You probably found this article because you are intimidated by photographing dark skin. The truth of the matter is, it’s far less intimidating than you’d think. There are some mistakes that you should definitely avoid and I will address those.
The exposure meter is your best friend in photography. Any modern camera built-in meter is more than sufficient on determining correct exposure. So you probably wondering what you have to set your exposure to in order to capture dark skin easily. Here is the secret…you don’t expose differently at all.
Working with dark skin is the same as working with white skin. You, of course, have to think about undertones and how they may be different than white skin. Overall, your biggest concern should really be making sure you are capturing the most flattering images you can. I mentioned a moment ago how there are some MAJOR MISTAKES to avoid and it really boils down to one issue.
When you get your images all loaded up into photoshop or lightroom you start to tinker with the overall lighting and colors in the pictures. After a fair amount of time, you look at your results and are thrilled with such the beautiful images you are providing to your customer. You sent them off with excitement.
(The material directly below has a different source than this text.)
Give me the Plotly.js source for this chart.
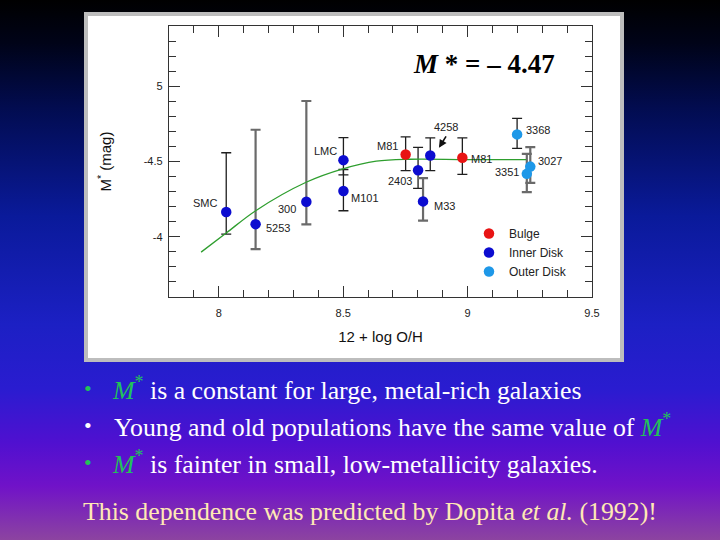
<!DOCTYPE html>
<html><head><meta charset="utf-8">
<script src="https://cdn.plot.ly/plotly-3.0.1.min.js"></script>
<style>
html,body{margin:0;padding:0;width:720px;height:540px;overflow:hidden;
background:linear-gradient(to bottom,#000000 0%,#000318 8%,#020c50 20%,#0a1a9a 40%,#1c20c4 60%,#2a1cd0 72%,#5010d0 82%,#7012c8 90%,#8c44a0 100%);}
#chart{width:720px;height:540px;}
</style></head><body><div id="chart"></div>
<script>
// ---- data ----
const galaxies = ['SMC','5253','300','LMC','M101','M81','2403','4258','M33','M81','3368','3027','3351'];
const logOH    = [8.030, 8.148, 8.352, 8.501, 8.501, 8.751, 8.801, 8.850, 8.821, 8.979, 9.199, 9.252, 9.238];
const mStar    = [-4.165,-4.084,-4.233,-4.509,-4.304,-4.547,-4.442,-4.540,-4.235,-4.525,-4.680,-4.466,-4.418];
const errBright= [0.393, 0.627, 0.669, 0.149, 0.143, 0.117, 0.152, 0.117, 0.155, 0.132, 0.107, 0.130, 0.132];
const errFaint = [0.147, 0.166, 0.151, 0.098, 0.131, 0.107, 0.120, 0.100, 0.128, 0.110, 0.093, 0.108, 0.122];
const region   = ['Inner Disk','Inner Disk','Inner Disk','Inner Disk','Inner Disk','Bulge','Inner Disk','Inner Disk','Inner Disk','Bulge','Outer Disk','Outer Disk','Outer Disk'];
const regions  = ['Bulge','Inner Disk','Outer Disk'];
const fitOH    = [7.929, 8.030, 8.150, 8.351, 8.499, 8.633, 8.767, 9.000, 9.235];
const fitM     = [-3.898,-4.025,-4.175,-4.362,-4.451,-4.502,-4.515,-4.513,-4.513];
const xTickVals = [8, 8.5, 9, 9.5];
const xTickText = ['8', '8.5', '9', '9.5'];
const yTickVals = [-5, -4.5, -4];
const yTickText = ['5', '-4.5', '-4'];
const xMinor = [7.8,7.9,8.0,8.1,8.2,8.3,8.4,8.5,8.6,8.7,8.8,8.9,9.0,9.1,9.2,9.3,9.4,9.5];
const yMinor = [-5.4,-5.3,-5.2,-5.1,-5.0,-4.9,-4.8,-4.7,-4.6,-4.5,-4.4,-4.3,-4.2,-4.1,-4.0,-3.9,-3.8,-3.7,-3.6];

// ---- styles / layout helpers ----
const regionColor = {'Bulge':'#e81414','Inner Disk':'#0c0cd0','Outer Disk':'#1e98e8'};
const barStyle = ['k','g','g','k','k','k','k','k','g','k','k','g','g'];
const labelShift = [[-21,9],[22,-4],[-19,-7],[-18,9],[22,-7],[-18,8],[-18,-11],[16,28],[21,-5],[19,-1],[21,4],[20,6],[-20,2]];
const L=169, R=128, T=26, B=243, W=720, H=540;
const pw=W-L-R, ph=H-T-B;
const px2p = px => (px-L)/pw;
const py2p = py => (H-B-py)/ph;
const sans = 'Liberation Sans, Arial, sans-serif';
const serif = 'Liberation Serif, Times New Roman, serif';

function pick(arr, test){ return arr.filter((_,i)=>test(i)); }

const traces = [];
[['k','#1e1e1e',1.3],['g','#6a6a6a',2.2]].forEach(([s,c,th])=>{
  const f = i => barStyle[i]===s;
  traces.push({type:'scatter',mode:'markers',x:pick(logOH,f),y:pick(mStar,f),
    marker:{size:1,color:'rgba(0,0,0,0)'},showlegend:false,hoverinfo:'skip',
    error_y:{type:'data',symmetric:false,array:pick(errFaint,f),arrayminus:pick(errBright,f),
      color:c,thickness:th,width:5}});
});
traces.push({type:'scatter',mode:'lines',x:fitOH,y:fitM,line:{color:'#2e9e2e',width:1.3,shape:'spline'},
  showlegend:false,hoverinfo:'skip'});
regions.forEach(r=>{
  const f = i => region[i]===r;
  traces.push({type:'scatter',mode:'markers',name:r,x:pick(logOH,f),y:pick(mStar,f),
    marker:{size:10.5,color:regionColor[r]}});
});

const annotations = galaxies.map((g,i)=>({x:logOH[i],y:mStar[i],xref:'x',yref:'y',text:g,showarrow:false,
  xanchor:'center',yanchor:'middle',
  xshift:labelShift[i][0],yshift:labelShift[i][1],font:{family:sans,size:11,color:'#222'}}));
// arrow pointing at 4258
annotations.push({x:8.885,y:-4.591,xref:'x',yref:'y',text:'',showarrow:true,ax:8,ay:-13,
  arrowhead:2,arrowsize:1,arrowwidth:1.6,arrowcolor:'#111',standoff:0});
// M* value
annotations.push({x:px2p(484),y:py2p(64),xref:'paper',yref:'paper',showarrow:false,xanchor:'center',yanchor:'middle',
  text:'<b><i>M</i> * = – 4.47</b>',font:{family:serif,size:27,color:'#000'}});

const green = '#22c25a';
const lines = [
  {bx:88, by:388, bc:green, tx:110, ty:388, color:'#ffffff',
   t:'<span style="color:'+green+'"><i>M</i><sup>*</sup></span> is a constant for large, metal-rich galaxies'},
  {bx:88, by:425, bc:'#ffffff', tx:112, ty:425, color:'#ffffff',
   t:'Young and old populations have the same value of <span style="color:'+green+'"><i>M</i><sup>*</sup></span>'},
  {bx:88, by:462, bc:green, tx:110, ty:462, color:'#ffffff',
   t:'<span style="color:'+green+'"><i>M</i><sup>*</sup></span> is fainter in small, low-metallicity galaxies.'},
];
lines.forEach(l=>{
  annotations.push({x:px2p(l.bx),y:py2p(l.by),xref:'paper',yref:'paper',showarrow:false,xanchor:'center',yanchor:'middle',
    text:'•',font:{family:serif,size:22,color:l.bc}});
  annotations.push({x:px2p(l.tx),y:py2p(l.ty),xref:'paper',yref:'paper',showarrow:false,xanchor:'left',yanchor:'middle',
    text:l.t,font:{family:serif,size:25.8,color:l.color}});
});
annotations.push({x:px2p(81),y:py2p(511),xref:'paper',yref:'paper',showarrow:false,xanchor:'left',yanchor:'middle',
  text:'This dependence was predicted by Dopita <i>et al.</i> (1992)!',font:{family:serif,size:25.8,color:'#ffe9b4'}});

const axisCommon = {showline:true,linecolor:'#333',linewidth:1.2,mirror:'allticks',ticks:'inside',ticklen:11,
  tickwidth:1,tickcolor:'#333',showgrid:false,zeroline:false,tickfont:{family:sans,size:11,color:'#222'},
  tickmode:'array'};

const layout = {
  width:W,height:H,margin:{l:L,r:R,t:T,b:B,pad:0},
  paper_bgcolor:'rgba(0,0,0,0)',plot_bgcolor:'#ffffff',
  xaxis:Object.assign({},axisCommon,{range:[7.8,9.5],tickvals:xTickVals,ticktext:xTickText,ticklabelstandoff:6,
    minor:{tickmode:'array',tickvals:xMinor,ticks:'inside',ticklen:7,tickcolor:'#333'},
    title:{text:'12 + log O/H',font:{family:sans,size:15,color:'#111'},standoff:13}}),
  yaxis:Object.assign({},axisCommon,{range:[-3.6,-5.4],tickvals:yTickVals,ticktext:yTickText,ticklabelstandoff:3,
    minor:{tickmode:'array',tickvals:yMinor,ticks:'inside',ticklen:7,tickcolor:'#333'},
    title:{text:'M<sup>*</sup> (mag)',font:{family:sans,size:15,color:'#111'},standoff:28}}),
  legend:{x:px2p(469),y:py2p(219),xanchor:'left',yanchor:'top',bgcolor:'rgba(0,0,0,0)',
    font:{family:sans,size:12,color:'#222'},tracegroupgap:0},
  shapes:[{type:'rect',xref:'paper',yref:'paper',x0:px2p(86),x1:px2p(622),y0:py2p(360),y1:py2p(14),
    line:{color:'#bdbdbd',width:4},fillcolor:'#ffffff',layer:'below'}],
  annotations:annotations,
  showlegend:true
};
Plotly.newPlot('chart',traces,layout,{displayModeBar:false,staticPlot:true});
</script></body></html>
The next day you get an email. Your customer is not happy with the images. You are floored because this may be the best work you’ve put out. You email your customer back to ask what was wrong. You finally get a reply and learn how large of a mistake you’ve made. The customer says you have changed their dark skin tone and lightened them up!
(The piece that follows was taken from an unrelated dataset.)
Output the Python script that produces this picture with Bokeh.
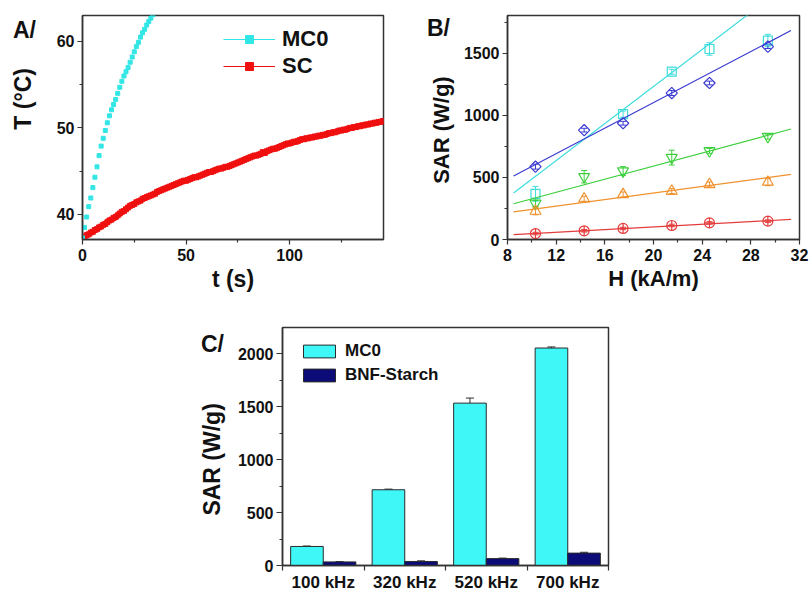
import math
from bokeh.plotting import figure
from bokeh.layouts import column, row
from bokeh.models import (FixedTicker, Label, Legend, LegendItem, Whisker,
                          ColumnDataSource, TeeHead, Range1d)
from bokeh.embed import file_html
from bokeh.resources import INLINE

FONT = "Liberation Sans"
AX = "#333333"
TXT = "#111111"

# ---------------- Panel A data ----------------
t_mc0 = list(range(35))
T_mc0 = [37.3, 38.5, 39.7, 40.9, 41.9, 43.1, 44.3, 45.5, 46.8, 47.9,
         48.8, 49.7, 50.6, 51.4, 52.1, 52.7, 53.3, 54.0, 54.7, 55.4,
         56.0, 56.5, 57.0, 57.6, 58.2, 58.8, 59.4, 59.9, 60.5, 61.0,
         61.4, 61.9, 62.3, 62.7, 63.1]
t_sc = list(range(146))
T_sc = [37.2, 37.4, 37.6, 37.7, 37.9, 38.0, 38.2, 38.3, 38.5, 38.6,
        38.8, 38.9, 39.1, 39.3, 39.4, 39.6, 39.7, 39.9, 40.1, 40.3,
        40.4, 40.6, 40.8, 41.0, 41.1, 41.2, 41.4, 41.5, 41.6, 41.8,
        41.9, 42.0, 42.1, 42.2, 42.3, 42.4, 42.6, 42.7, 42.8, 42.9,
        43.0, 43.1, 43.2, 43.3, 43.4, 43.5, 43.6, 43.7, 43.8, 43.9,
        43.9, 44.0, 44.1, 44.2, 44.3, 44.3, 44.4, 44.5, 44.6, 44.7,
        44.8, 44.9, 44.9, 45.0, 45.1, 45.2, 45.3, 45.3, 45.4, 45.5,
        45.5, 45.6, 45.7, 45.8, 45.9, 46.0, 46.1, 46.2, 46.3, 46.4,
        46.5, 46.6, 46.7, 46.8, 46.8, 46.9, 47.0, 47.2, 47.1, 47.3,
        47.4, 47.5, 47.6, 47.6, 47.7, 47.8, 47.9, 48.0, 48.1, 48.2,
        48.2, 48.3, 48.4, 48.4, 48.5, 48.6, 48.7, 48.7, 48.8, 48.8,
        48.9, 48.9, 49.0, 49.0, 49.1, 49.1, 49.2, 49.2, 49.3, 49.4,
        49.4, 49.5, 49.5, 49.6, 49.7, 49.7, 49.8, 49.8, 49.9, 50.0,
        50.0, 50.1, 50.1, 50.2, 50.2, 50.3, 50.3, 50.4, 50.4, 50.5,
        50.5, 50.6, 50.6, 50.7, 50.7, 50.8]
a_xticks = [0, 50, 100]
a_xminor = [25, 75, 125]
a_yticks = [40, 50, 60]
a_yminor = [45, 55]

# ---------------- Panel B data ----------------
H_all = [10.3, 14.3, 17.5, 21.5, 24.6, 29.4]
H_cyan = [10.3, 17.5, 21.5, 24.6, 29.4]
sar_cyan = [368, 1010, 1352, 1535, 1603]
err_cyan = [60, 25, 20, 50, 50]
sar_blue = [587, 881, 937, 1180, 1261, 1554]
err_blue = [20, 15, 15, 20, 15, 15]
sar_green = [291, 506, 552, 660, 714, 829]
err_green = [25, 50, 35, 60, 20, 20]
sar_orange = [229, 328, 363, 390, 444, 463]
err_orange = [30, 20, 20, 20, 20, 30]
sar_red = [48, 70, 89, 113, 134, 148]
err_red = [10, 10, 10, 10, 10, 10]
fit_slope = [74.6, 51.4, 26.4, 13.2, 5.35]
fit_intercept = [-259, 75, 64, 111, -5.5]
fit_H = [8.5, 31.3]
b_xticks = [8, 12, 16, 20, 24, 28, 32]
b_xminor = [10, 14, 18, 22, 26, 30]
b_yticks = [0, 500, 1000, 1500]
b_yminor = [250, 750, 1250, 1750]

# ---------------- Panel C data ----------------
freq_labels = ["100 kHz", "320 kHz", "520 kHz", "700 kHz"]
sar_mc0_bar = [180, 716, 1535, 2056]
err_mc0_bar = [4, 6, 48, 10]
sar_bnf_bar = [34, 38, 65, 117]
err_bnf_bar = [3, 6, 5, 8]
c_yticks = [0, 500, 1000, 1500, 2000]
c_yminor = [250, 750, 1250, 1750]


def style(p, tick_size="16px", label_size="22px"):
    p.xgrid.visible = False
    p.ygrid.visible = False
    p.outline_line_color = AX
    p.outline_line_width = 1.5
    for ax in (p.xaxis[0], p.yaxis[0]):
        ax.axis_line_color = AX
        ax.axis_line_width = 1.5
        ax.major_tick_line_color = AX
        ax.minor_tick_line_color = AX
        ax.major_tick_line_width = 1.2
        ax.minor_tick_line_width = 1.2
        ax.major_tick_in = 0
        ax.major_tick_out = 5
        ax.minor_tick_in = 0
        ax.minor_tick_out = 3
        ax.major_label_text_font = FONT
        ax.major_label_text_font_style = "bold"
        ax.major_label_text_font_size = tick_size
        ax.major_label_text_color = TXT
        ax.axis_label_text_font = FONT
        ax.axis_label_text_font_style = "bold"
        ax.axis_label_text_font_size = label_size
        ax.axis_label_text_color = TXT


def text_panel(w, h):
    q = figure(width=w, height=h, x_range=Range1d(0, w), y_range=Range1d(h, 0),
               x_axis_type=None, y_axis_type=None, min_border=0,
               min_border_left=0, min_border_right=0, min_border_top=0, min_border_bottom=0,
               output_backend="svg", toolbar_location=None)
    q.outline_line_color = None
    q.xgrid.visible = False
    q.ygrid.visible = False
    return q


def add_text(q, text, x, y, size, rotated=False):
    if rotated:
        q.add_layout(Label(x=x, y=y, text=text, angle=math.pi / 2,
                           text_align="center", text_baseline="middle",
                           text_font=FONT, text_font_style="bold",
                           text_font_size=size, text_color=TXT))
    else:
        q.add_layout(Label(x=x, y=y, text=text, text_align="left",
                           text_baseline="alphabetic",
                           text_font=FONT, text_font_style="bold",
                           text_font_size=size, text_color=TXT))


ROW1_H = 301

# ================= Panel A =================
hA = text_panel(45, ROW1_H)
add_text(hA, "A/", 12.5, 19, "23px")
add_text(hA, "T (°C)", 22, 112, "23px", rotated=True)

pA = figure(frame_width=301, frame_height=224, x_range=(0, 145.3), y_range=(37.1, 63.0),
            min_border_left=37, min_border_right=10, min_border_top=15, min_border_bottom=62,
            output_backend="svg", toolbar_location=None)
style(pA)
pA.xaxis.ticker = FixedTicker(ticks=a_xticks, minor_ticks=a_xminor)
pA.yaxis.ticker = FixedTicker(ticks=a_yticks, minor_ticks=a_yminor)
pA.xaxis.axis_label = "t (s)"
pA.xaxis.axis_label_text_font_size = "23px"
pA.xaxis.major_label_standoff = 4
pA.xaxis.axis_label_standoff = 2
pA.yaxis.major_label_standoff = 3

CYAN = "#33e6e6"
RED = "#f01010"
nan = float("nan")
r_sc = pA.scatter(t_sc, T_sc, marker="square", size=5, color=RED)
r_mc0 = pA.scatter(t_mc0, T_mc0, marker="square", size=4, color=CYAN)
l_mc0 = pA.line(x=[nan], y=[nan], line_color=CYAN, line_width=1.2)
l_sc = pA.line(x=[nan], y=[nan], line_color=RED, line_width=1.2)
legA = Legend(items=[LegendItem(label="MC0", renderers=[l_mc0, r_mc0]),
                     LegendItem(label="SC", renderers=[l_sc, r_sc])],
              location=(141, 160), padding=0, margin=0, spacing=1,
              glyph_width=52, glyph_height=20, label_standoff=7,
              label_text_font=FONT, label_text_font_style="bold",
              label_text_font_size="22px", label_text_color=TXT,
              border_line_alpha=0, background_fill_alpha=0)
pA.add_layout(legA, "center")

# ================= Panel B =================
hB = text_panel(67, ROW1_H)
add_text(hB, "B/", 426.5 - 393, 17, "23px")
add_text(hB, "SAR (W/g)", 441 - 393, 154, "22px", rotated=True)

pB = figure(frame_width=292, frame_height=224, x_range=(8, 32), y_range=(0, 1805),
            min_border_left=45, min_border_right=14, min_border_top=15, min_border_bottom=62,
            output_backend="svg", toolbar_location=None)
style(pB)
pB.xaxis.ticker = FixedTicker(ticks=b_xticks, minor_ticks=b_xminor)
pB.yaxis.ticker = FixedTicker(ticks=b_yticks, minor_ticks=b_yminor)
pB.xaxis.axis_label = "H (kA/m)"
pB.xaxis.major_label_standoff = 4
pB.xaxis.axis_label_standoff = 2
pB.yaxis.major_label_standoff = 3

series = [
    (H_cyan, sar_cyan, err_cyan, "#3fdcdc", "square", 9, 0),
    (H_all, sar_blue, err_blue, "#3a3ad0", "square", 8, math.pi / 4),
    (H_all, sar_green, err_green, "#3ccf3c", "inverted_triangle", 11, 0),
    (H_all, sar_orange, err_orange, "#f0922e", "triangle", 11, 0),
    (H_all, sar_red, err_red, "#e53c3c", "circle_cross", 10, 0),
]
for i, (xs, ys, es, col, mk, sz, ang) in enumerate(series):
    fy = [fit_slope[i] * h + fit_intercept[i] for h in fit_H]
    pB.line(fit_H, fy, line_color=col, line_width=1.2)
    src = ColumnDataSource(dict(x=xs, y=ys,
                                lo=[y - e for y, e in zip(ys, es)],
                                hi=[y + e for y, e in zip(ys, es)]))
    pB.add_layout(Whisker(source=src, base="x", lower="lo", upper="hi",
                          line_color=col, line_width=1,
                          upper_head=TeeHead(size=6, line_color=col, line_width=1),
                          lower_head=TeeHead(size=6, line_color=col, line_width=1)))
    pB.scatter("x", "y", source=src, marker=mk, size=sz, angle=ang, fill_color=None,
               line_color=col, line_width=1.2)

# ================= Panel C =================
ROW2_H = 292
hC = text_panel(230, ROW2_H)
add_text(hC, "C/", 200.5, 20, "23px")
add_text(hC, "SAR (W/g)", 211.7, 162.5, "23px", rotated=True)

pC = figure(frame_width=326, frame_height=238, x_range=(0.5, 4.5), y_range=(0, 2250),
            min_border_left=52, min_border_right=4, min_border_top=26, min_border_bottom=28,
            output_backend="svg", toolbar_location=None)
style(pC)
xs_c = [1, 2, 3, 4]
pC.xaxis.ticker = FixedTicker(ticks=xs_c, minor_ticks=[0.5, 1.5, 2.5, 3.5, 4.5])
pC.xaxis.major_label_overrides = {i: lab for i, lab in zip(xs_c, freq_labels)}
pC.xaxis.major_tick_out = 0
pC.xaxis.minor_tick_out = 5
pC.xaxis.major_label_standoff = 2
pC.xaxis.major_label_text_font_size = "17px"
pC.yaxis.ticker = FixedTicker(ticks=c_yticks, minor_ticks=c_yminor)
pC.yaxis.major_tick_out = 6
pC.yaxis.major_label_standoff = 3

x_mc0 = [x - 0.2 for x in xs_c]
x_bnf = [x + 0.2 for x in xs_c]
b1 = pC.vbar(x=x_mc0, top=sar_mc0_bar, width=0.4, bottom=0,
             fill_color="#3ff7f7", line_color="#2a2a2a", line_width=1)
b2 = pC.vbar(x=x_bnf, top=sar_bnf_bar, width=0.4, bottom=0,
             fill_color="#0c0c78", line_color="#2a2a2a", line_width=1)
for xs, ys, es in ((x_mc0, sar_mc0_bar, err_mc0_bar), (x_bnf, sar_bnf_bar, err_bnf_bar)):
    src = ColumnDataSource(dict(x=xs, lo=ys, hi=[y + e for y, e in zip(ys, es)]))
    pC.add_layout(Whisker(source=src, base="x", lower="lo", upper="hi",
                          line_color="#2a2a2a", line_width=1,
                          upper_head=TeeHead(size=8, line_color="#2a2a2a", line_width=1),
                          lower_head=None))
legC = Legend(items=[LegendItem(label="MC0", renderers=[b1]),
                     LegendItem(label="BNF-Starch", renderers=[b2])],
              location=(17, 180), padding=0, margin=0, spacing=4,
              glyph_width=40, glyph_height=16, label_standoff=6,
              label_text_font=FONT, label_text_font_style="bold",
              label_text_font_size="17px", label_text_color=TXT,
              label_height=20,
              border_line_alpha=0, background_fill_alpha=0)
pC.add_layout(legC, "center")

layout = column(row(hA, pA, hB, pB), row(hC, pC))

open("out.html", "w").write(file_html(layout, INLINE))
For some people being lightened up is ok. As a rule of thumb, you should do everything you possibly can to avoid changing your customers’ skin color. This can be highly offensive and disappointing for many. Don’t be lazy and just take the time to properly process the image.
There is one secret tool I keep in my arsenal and that’s an X-Rite Color Checker Passport 2. It’s a great tool that is easy to carry around. Most importantly it helps capture the most accurate colors possible. Taking a second to use one in a shoot will set you apart from your competition and also make your post-processing workflow far easier.